### [DATA ROWS]
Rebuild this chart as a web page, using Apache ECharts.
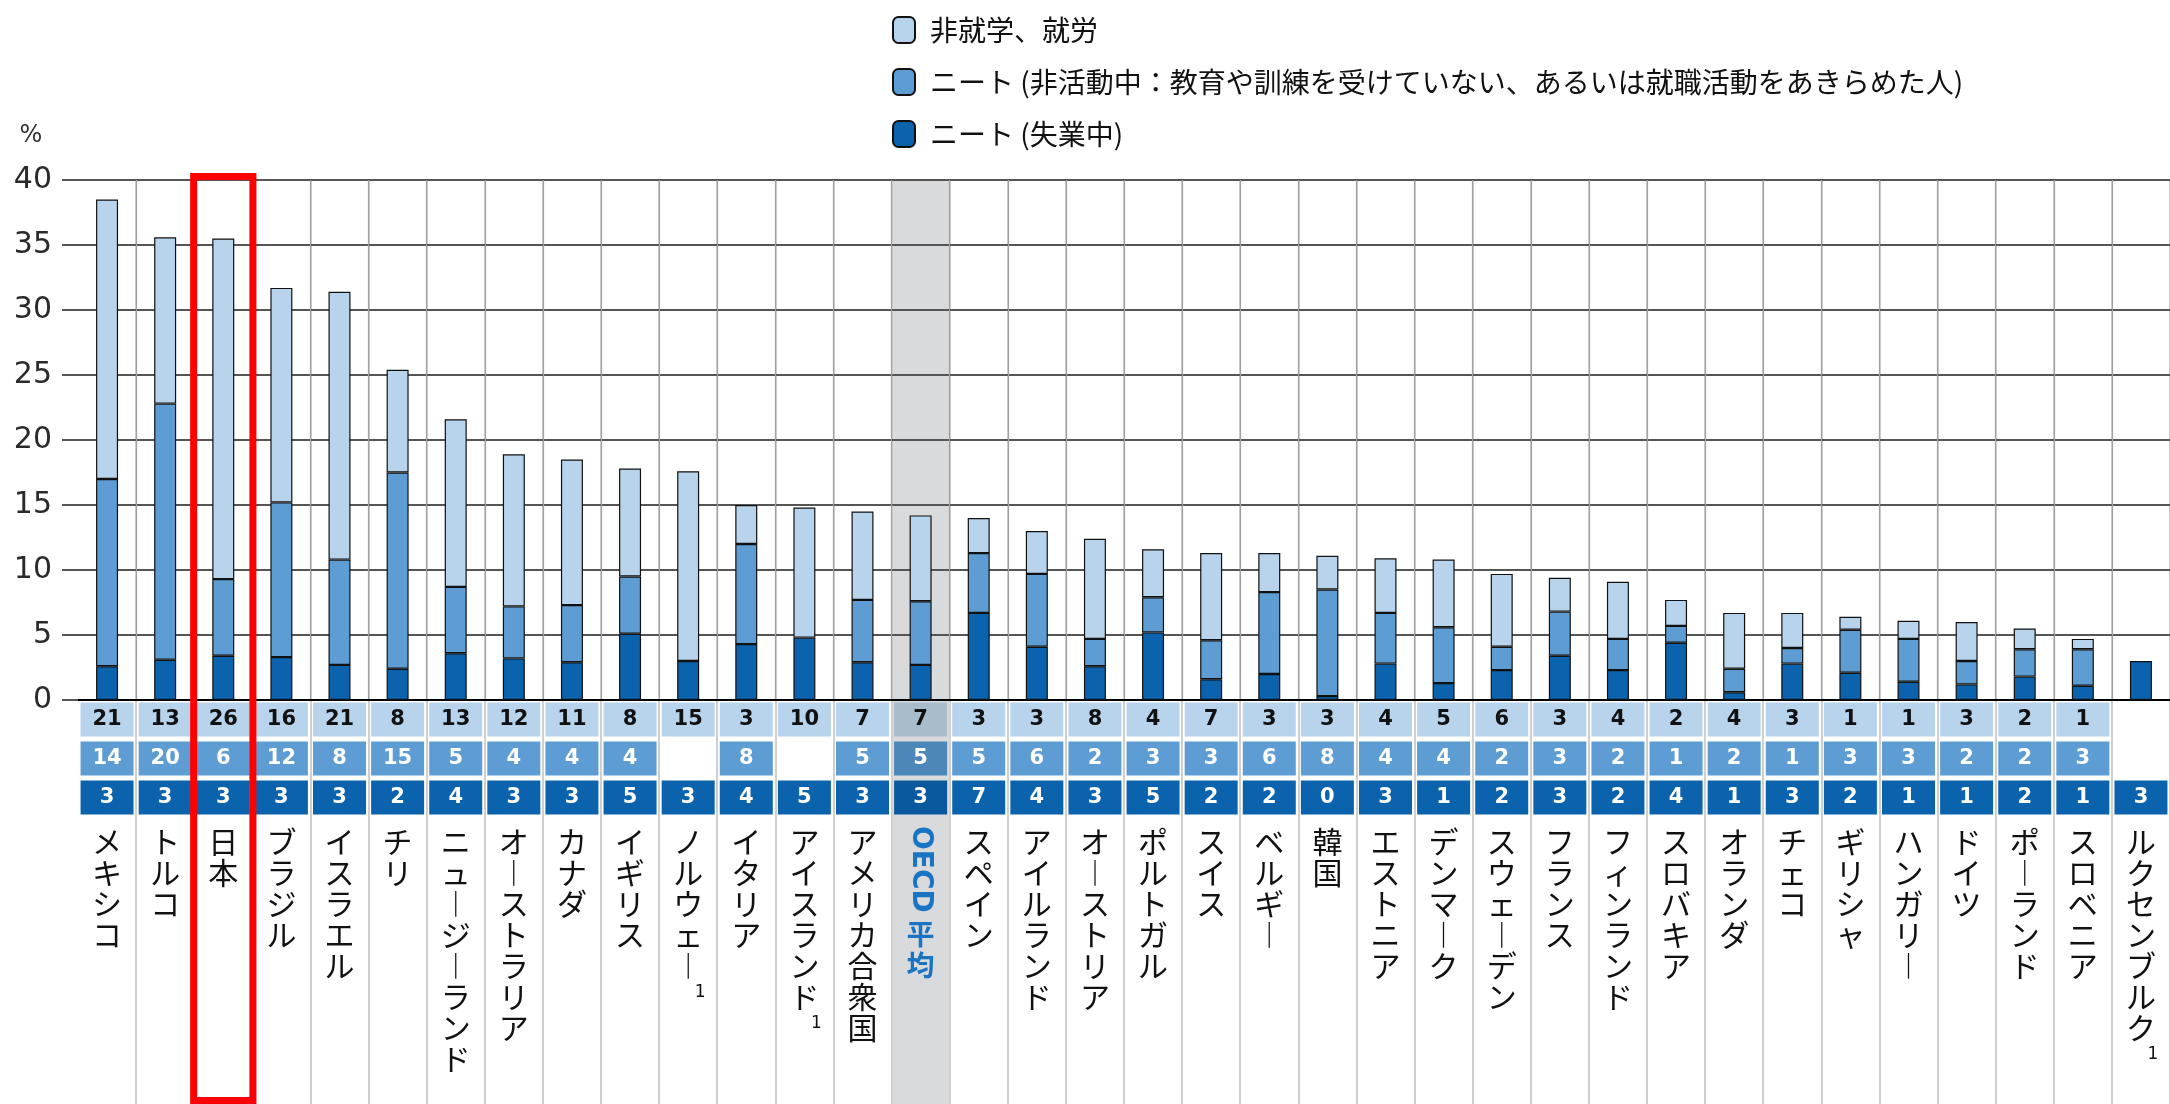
<!DOCTYPE html>
<html><head><meta charset="utf-8">
<script src="https://cdn.jsdelivr.net/npm/echarts@6/dist/echarts.min.js"></script>
<style>html,body{margin:0;padding:0;background:#fff}#c{width:2170px;height:1104px}</style>
</head><body><div id="c"></div>
<script>
// ---- data ----
const categories = ['メキシコ','トルコ','日本','ブラジル','イスラエル','チリ','ニュージーランド','オーストラリア','カナダ','イギリス','ノルウェー','イタリア','アイスランド','アメリカ合衆国','OECD平均','スペイン','アイルランド','オーストリア','ポルトガル','スイス','ベルギー','韓国','エストニア','デンマーク','スウェーデン','フランス','フィンランド','スロバキア','オランダ','チェコ','ギリシャ','ハンガリー','ドイツ','ポーランド','スロベニア','ルクセンブルク'];
const footnotes = ['','','','','','','','','','','1','','1','','','','','','','','','','','','','','','','','','','','','','','1'];
const seriesNames = ['非就学、就労','ニート (非活動中：教育や訓練を受けていない、あるいは就職活動をあきらめた人)','ニート (失業中)'];
// % of 15-29 year olds not in education
const working    = [21.5,12.8,26.2,16.5,20.6,7.9,12.9,11.7,11.2,8.3,14.6,3.0,10.0,6.8,6.6,2.7,3.3,7.7,3.7,6.7,3.0,2.6,4.2,5.2,5.6,2.6,4.4,2.0,4.3,2.7,1.0,1.4,3.0,1.6,0.8,null];
const inactive   = [14.4,19.7,5.9,11.9,8.1,15.1,5.1,4.0,4.4,4.4,null,7.7,null,4.8,4.9,4.6,5.6,2.1,2.7,3.0,6.3,8.2,3.9,4.3,1.8,3.4,2.4,1.3,1.8,1.2,3.3,3.3,1.8,2.1,2.8,null];
const unemployed = [2.6,3.1,3.4,3.3,2.7,2.4,3.6,3.2,2.9,5.1,3.0,4.3,4.8,2.9,2.7,6.7,4.1,2.6,5.2,1.6,2.0,0.3,2.8,1.3,2.3,3.4,2.3,4.4,0.6,2.8,2.1,1.4,1.2,1.8,1.1,3.0];
// table rows (rounded values printed under the bars)
const tableWorking    = [21,13,26,16,21,8,13,12,11,8,15,3,10,7,7,3,3,8,4,7,3,3,4,5,6,3,4,2,4,3,1,1,3,2,1,null];
const tableInactive   = [14,20,6,12,8,15,5,4,4,4,null,8,null,5,5,5,6,2,3,3,6,8,4,4,2,3,2,1,2,1,3,3,2,2,3,null];
const tableUnemployed = [3,3,3,3,3,2,4,3,3,5,3,4,5,3,3,7,4,3,5,2,2,0,3,1,2,3,2,4,1,3,2,1,1,2,1,3];
const yMin = 0, yMax = 40, yStep = 5;
const highlightCategory = '日本';
const averageCategory = 'OECD平均';

// ---- styles ----
const C_LIGHT = '#b7d4ec', C_MED = '#5e9dd3', C_DARK = '#0b63ae';
const C_LIGHT_AVG = '#a9bccc', C_MED_AVG = '#4d87b9', C_DARK_AVG = '#0a589d';
const JP = '"Noto Sans CJK JP", sans-serif';
const L = 78;
// vertical-writing presentation form for the long vowel mark
const VERTICAL_FORMS = {'ー': '\uFE31'};

const chart = echarts.init(document.getElementById('c'), null, {renderer: 'canvas'});

function tableSeries(name, vals, y, color, avgColor, textColor) {
  const data = [];
  vals.forEach((v, i) => {
    if (v == null) return;
    const item = {value: [i, y, v]};
    if (categories[i] === averageCategory) item.itemStyle = {color: avgColor};
    data.push(item);
  });
  return {
    name: name, type: 'scatter', xAxisIndex: 1, yAxisIndex: 1, symbol: 'rect', symbolSize: [53, 34],
    itemStyle: {color: color, opacity: 1}, z: 3, silent: true,
    label: {show: true, position: 'inside', formatter: p => String(p.value[2]),
      color: textColor, fontSize: 21, fontWeight: 'bold', fontFamily: 'DejaVu Sans'},
    data: data
  };
}

function vertLabel(v, i) {
  if (v === averageCategory) {
    const rest = v.replace(/^[A-Za-z]+/, '');
    return '{n|　}\n{n|　}\n{n|　}\n' + Array.from(rest).map(c => '{o|' + c + '}').join('\n');
  }
  let s = Array.from(v).map(c => '{n|' + (VERTICAL_FORMS[c] || c) + '}').join('\n');
  if (footnotes[i]) s += '\n{s|' + footnotes[i] + '}';
  return s;
}

const bandFlag = name => categories.map(c => c === name ? 1 : null);

const hidden = {show: false};
const option = {
  animation: false,
  backgroundColor: '#fff',
  legend: {
    data: seriesNames, orient: 'vertical', left: 887, top: 11,
    itemWidth: 22, itemHeight: 26, itemGap: 24, selectedMode: false,
    textStyle: {fontSize: 28, lineHeight: 28, fontFamily: JP, color: '#111', padding: [0, 0, 0, 10]}
  },
  grid: [
    {left: L, right: 0, top: 180, height: 520, outerBoundsMode: 'none'},
    {left: L, right: 0, top: 700, height: 117, outerBoundsMode: 'none'},
    {left: L, right: 0, top: 180, bottom: 0, outerBoundsMode: 'none'},
    {left: L, right: 0, top: 173, bottom: 0, outerBoundsMode: 'none'},
    {left: L, right: 0, top: 817, bottom: 0, outerBoundsMode: 'none'}
  ],
  xAxis: [
    {gridIndex: 0, type: 'category', data: categories,
      axisLine: {show: true, lineStyle: {color: '#000', width: 2}}, axisTick: hidden, axisLabel: hidden,
      splitLine: {show: true, interval: (i) => i > 0, lineStyle: {color: '#a0a0a0', width: 1.2}}, z: 1},
    {gridIndex: 1, type: 'category', data: categories, position: 'bottom',
      axisLine: hidden, axisTick: hidden, splitLine: hidden,
      axisLabel: {show: true, interval: 0, margin: 9, formatter: vertLabel, align: 'center', verticalAlign: 'top',
        rich: {
          n: {fontSize: 30, lineHeight: 31, fontFamily: JP, color: '#111'},
          o: {fontSize: 28, lineHeight: 31, fontFamily: JP, fontWeight: 'bold', color: '#1a74c4'},
          s: {fontSize: 17, lineHeight: 24, fontFamily: 'DejaVu Sans', color: '#111', padding: [0, 0, 0, 24]}
        }}},
    {gridIndex: 2, type: 'category', data: categories,
      axisLine: hidden, axisTick: hidden, axisLabel: hidden,
      splitLine: {show: true, interval: (i) => i > 0, lineStyle: {color: '#cfcfcf', width: 2}}, z: 0},
    {gridIndex: 3, type: 'category', data: categories, show: false},
    {gridIndex: 4, type: 'category', data: categories, position: 'top',
      axisLine: hidden, axisTick: hidden, splitLine: hidden,
      axisLabel: {show: true, interval: 0, inside: true, rotate: -90, margin: 9,
        formatter: v => v === averageCategory ? v.match(/^[A-Za-z]+/)[0] : '',
        fontSize: 28, fontWeight: 'bold', fontFamily: 'DejaVu Sans', color: '#1a74c4'}}
  ],
  yAxis: [
    {gridIndex: 0, type: 'value', min: yMin, max: yMax, interval: yStep,
      name: '%', nameLocation: 'end', nameGap: 32,
      nameTextStyle: {fontSize: 24, color: '#333', fontFamily: 'DejaVu Sans', padding: [0, 94, 0, 0]},
      axisLine: hidden,
      axisTick: {show: true, length: 16, lineStyle: {color: '#555', width: 2}},
      axisLabel: {margin: 26, fontSize: 30, color: '#2a2a2a', fontFamily: 'DejaVu Sans'},
      splitLine: {show: true, lineStyle: {color: '#555', width: 2}}, z: 1},
    {gridIndex: 1, type: 'value', min: 0, max: 3, show: false},
    {gridIndex: 2, type: 'value', min: 0, max: 1, show: false},
    {gridIndex: 3, type: 'value', min: 0, max: 1, show: false},
    {gridIndex: 4, type: 'value', min: 0, max: 1, show: false}
  ],
  series: [
    {name: seriesNames[2], type: 'bar', stack: 'neet', data: unemployed, barWidth: 22,
      itemStyle: {color: C_DARK, borderColor: '#111', borderWidth: 1.2}, z: 4},
    {name: seriesNames[1], type: 'bar', stack: 'neet', data: inactive, barWidth: 22,
      itemStyle: {color: C_MED, borderColor: '#111', borderWidth: 1.2}, z: 4},
    {name: seriesNames[0], type: 'bar', stack: 'neet', data: working, barWidth: 22,
      itemStyle: {color: C_LIGHT, borderColor: '#111', borderWidth: 1.2}, z: 4},
    tableSeries('row1', tableWorking, 2.5, C_LIGHT, C_LIGHT_AVG, '#111'),
    tableSeries('row2', tableInactive, 1.5, C_MED, C_MED_AVG, '#fff'),
    tableSeries('row3', tableUnemployed, 0.5, C_DARK, C_DARK_AVG, '#fff'),
    {name: 'avgBand', type: 'bar', xAxisIndex: 2, yAxisIndex: 2, data: bandFlag(averageCategory),
      barWidth: '100%', itemStyle: {color: '#d9dadb'}, z: -1, silent: true},
    {name: 'highlight', type: 'bar', xAxisIndex: 3, yAxisIndex: 3, data: bandFlag(highlightCategory),
      barWidth: '114%', clip: false, silent: true,
      itemStyle: {color: 'rgba(0,0,0,0)', borderColor: '#ff0000', borderWidth: 7}, z: 10}
  ]
};
chart.setOption(option);
</script>
</body></html>
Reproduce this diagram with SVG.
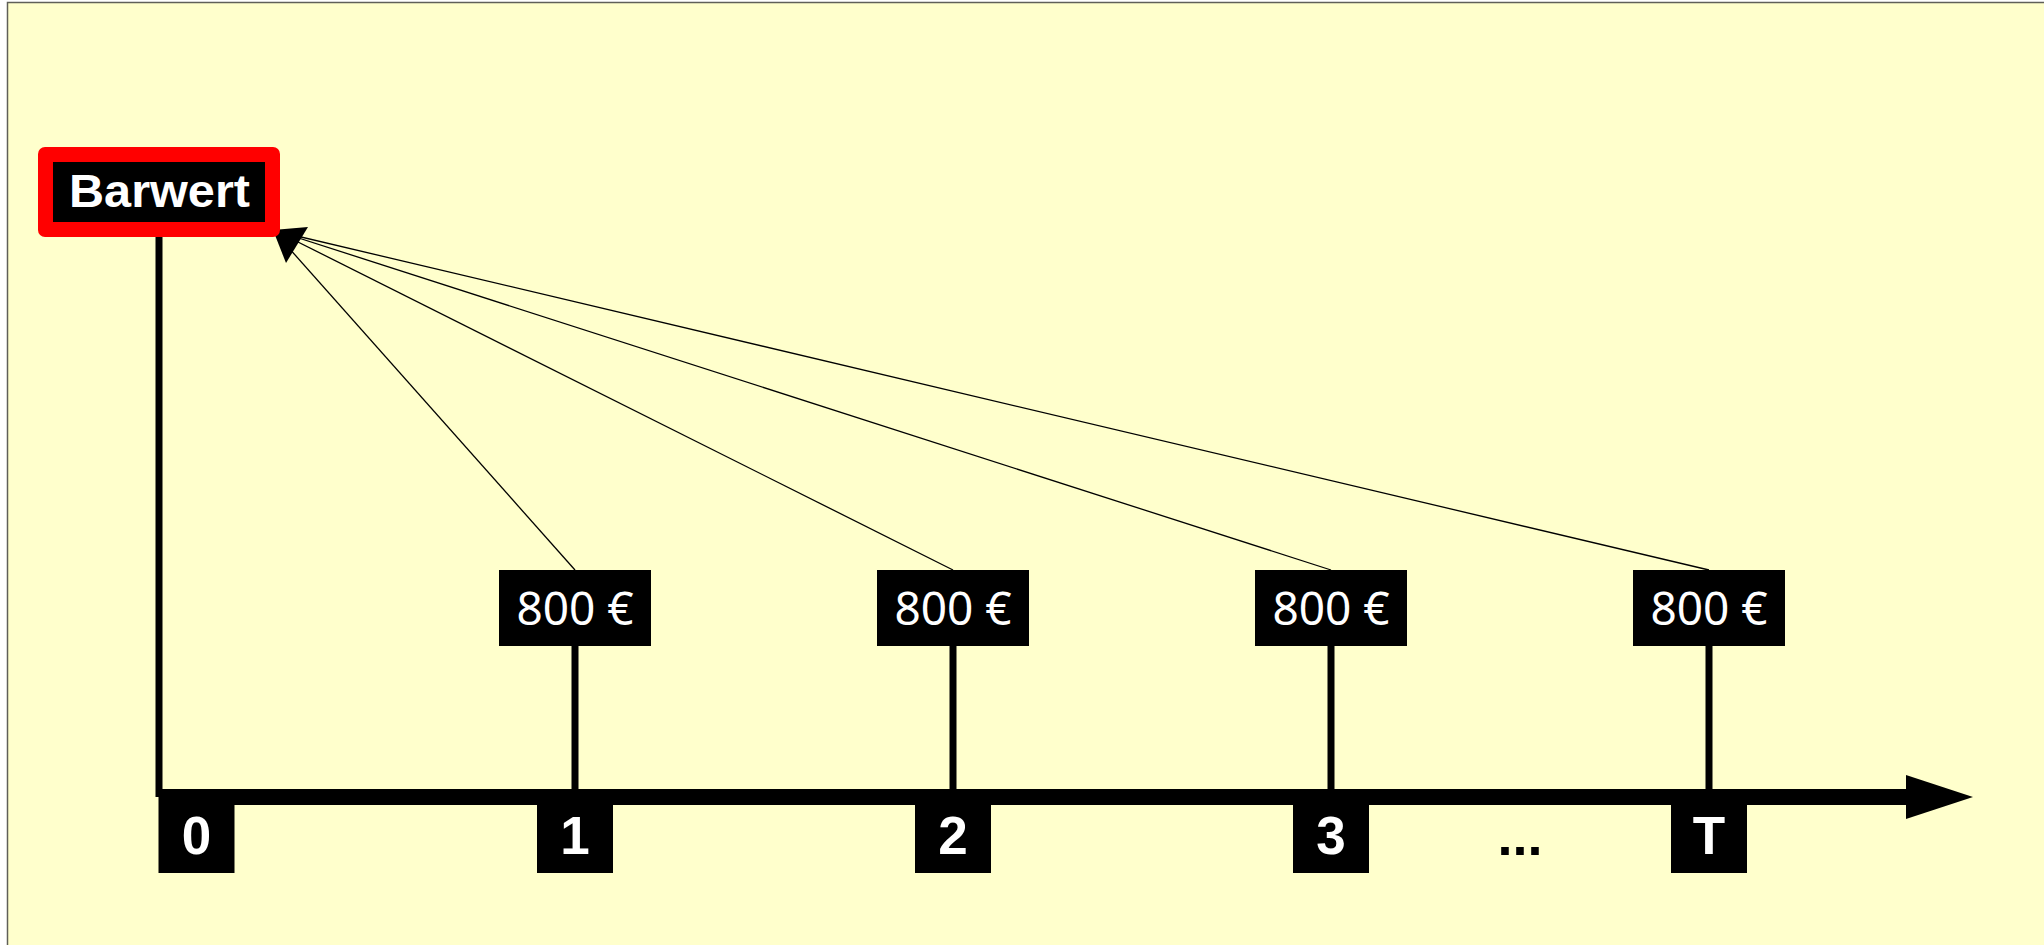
<svg xmlns="http://www.w3.org/2000/svg" width="2044" height="945" viewBox="0 0 2044 945">
<style>
.bold{font-family:"Liberation Sans",Arial,sans-serif;font-weight:bold;fill:#fff;text-anchor:middle}
.amt{font-family:"Noto Sans","Open Sans",sans-serif;font-size:46px;fill:#fff;text-anchor:middle}
.tick{stroke:#000;stroke-width:7}
.flow{stroke:#000;stroke-width:1.3;fill:none}
</style>
<rect x="0" y="0" width="2044" height="945" fill="#fff"/>
<rect x="7.5" y="2.5" width="2100" height="1000" fill="#FFFFCC" stroke="#5f5f58" stroke-width="1.5"/>
<g id="connectors">
  <line class="tick" x1="159" y1="237" x2="159" y2="797"/>
  <line x1="159" y1="797" x2="1908" y2="797" stroke="#000" stroke-width="16"/>
  <polygon points="1906,775 1973,797 1906,819" fill="#000"/>
  <line class="tick" x1="575" y1="646" x2="575" y2="797"/>
  <line class="tick" x1="953" y1="646" x2="953" y2="797"/>
  <line class="tick" x1="1331" y1="646" x2="1331" y2="797"/>
  <line class="tick" x1="1709" y1="646" x2="1709" y2="797"/>
  <line class="flow" x1="575" y1="570" x2="280" y2="238"/>
  <line class="flow" x1="953" y1="570" x2="280" y2="233"/>
  <line class="flow" x1="1331" y1="570" x2="280" y2="232"/>
  <line class="flow" x1="1709" y1="570" x2="280" y2="232"/>
  <polygon points="273,230 308,227 286,263" fill="#000"/>
</g>
<g id="barwert">
  <rect x="38" y="147" width="242" height="90" rx="7" fill="#FF0000"/>
  <rect x="53" y="162" width="212" height="60" fill="#000"/>
  <text class="bold" x="159.5" y="207" font-size="46" textLength="181" lengthAdjust="spacingAndGlyphs">Barwert</text>
</g>
<g id="cf1">
  <rect x="499" y="570" width="152" height="76" fill="#000"/>
  <text class="amt" x="575" y="625">800 €</text>
</g>
<g id="cf2">
  <rect x="877" y="570" width="152" height="76" fill="#000"/>
  <text class="amt" x="953" y="625">800 €</text>
</g>
<g id="cf3">
  <rect x="1255" y="570" width="152" height="76" fill="#000"/>
  <text class="amt" x="1331" y="625">800 €</text>
</g>
<g id="cf4">
  <rect x="1633" y="570" width="152" height="76" fill="#000"/>
  <text class="amt" x="1709" y="625">800 €</text>
</g>
<g id="t0">
  <rect x="158.5" y="797" width="76" height="76" fill="#000"/>
  <text class="bold" x="196.5" y="854" font-size="53">0</text>
</g>
<g id="t1">
  <rect x="537" y="797" width="76" height="76" fill="#000"/>
  <text class="bold" x="575" y="854" font-size="53">1</text>
</g>
<g id="t2">
  <rect x="915" y="797" width="76" height="76" fill="#000"/>
  <text class="bold" x="953" y="854" font-size="53">2</text>
</g>
<g id="t3">
  <rect x="1293" y="797" width="76" height="76" fill="#000"/>
  <text class="bold" x="1331" y="854" font-size="53">3</text>
</g>
<g id="tdots">
  <text x="1520" y="855" font-family="Liberation Sans,Arial,sans-serif" font-weight="bold" font-size="54" text-anchor="middle" fill="#000">...</text>
</g>
<g id="tT">
  <rect x="1671" y="797" width="76" height="76" fill="#000"/>
  <text class="bold" x="1709" y="854" font-size="53">T</text>
</g>
</svg>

### [WORK TO DO]
Leave out the pictures and restate, word for word, the lines from the top of the data through the line containing "const averageCategory = 'OECD平均';", both included.

### [ANSWER TO THIS EXERCISE]
Rebuild this chart as a web page, using Apache ECharts.
<!DOCTYPE html>
<html><head><meta charset="utf-8">
<script src="https://cdn.jsdelivr.net/npm/echarts@6/dist/echarts.min.js"></script>
<style>html,body{margin:0;padding:0;background:#fff}#c{width:2170px;height:1104px}</style>
</head><body><div id="c"></div>
<script>
// ---- data ----
const categories = ['メキシコ','トルコ','日本','ブラジル','イスラエル','チリ','ニュージーランド','オーストラリア','カナダ','イギリス','ノルウェー','イタリア','アイスランド','アメリカ合衆国','OECD平均','スペイン','アイルランド','オーストリア','ポルトガル','スイス','ベルギー','韓国','エストニア','デンマーク','スウェーデン','フランス','フィンランド','スロバキア','オランダ','チェコ','ギリシャ','ハンガリー','ドイツ','ポーランド','スロベニア','ルクセンブルク'];
const footnotes = ['','','','','','','','','','','1','','1','','','','','','','','','','','','','','','','','','','','','','','1'];
const seriesNames = ['非就学、就労','ニート (非活動中：教育や訓練を受けていない、あるいは就職活動をあきらめた人)','ニート (失業中)'];
// % of 15-29 year olds not in education
const working    = [21.5,12.8,26.2,16.5,20.6,7.9,12.9,11.7,11.2,8.3,14.6,3.0,10.0,6.8,6.6,2.7,3.3,7.7,3.7,6.7,3.0,2.6,4.2,5.2,5.6,2.6,4.4,2.0,4.3,2.7,1.0,1.4,3.0,1.6,0.8,null];
const inactive   = [14.4,19.7,5.9,11.9,8.1,15.1,5.1,4.0,4.4,4.4,null,7.7,null,4.8,4.9,4.6,5.6,2.1,2.7,3.0,6.3,8.2,3.9,4.3,1.8,3.4,2.4,1.3,1.8,1.2,3.3,3.3,1.8,2.1,2.8,null];
const unemployed = [2.6,3.1,3.4,3.3,2.7,2.4,3.6,3.2,2.9,5.1,3.0,4.3,4.8,2.9,2.7,6.7,4.1,2.6,5.2,1.6,2.0,0.3,2.8,1.3,2.3,3.4,2.3,4.4,0.6,2.8,2.1,1.4,1.2,1.8,1.1,3.0];
// table rows (rounded values printed under the bars)
const tableWorking    = [21,13,26,16,21,8,13,12,11,8,15,3,10,7,7,3,3,8,4,7,3,3,4,5,6,3,4,2,4,3,1,1,3,2,1,null];
const tableInactive   = [14,20,6,12,8,15,5,4,4,4,null,8,null,5,5,5,6,2,3,3,6,8,4,4,2,3,2,1,2,1,3,3,2,2,3,null];
const tableUnemployed = [3,3,3,3,3,2,4,3,3,5,3,4,5,3,3,7,4,3,5,2,2,0,3,1,2,3,2,4,1,3,2,1,1,2,1,3];
const yMin = 0, yMax = 40, yStep = 5;
const highlightCategory = '日本';
const averageCategory = 'OECD平均';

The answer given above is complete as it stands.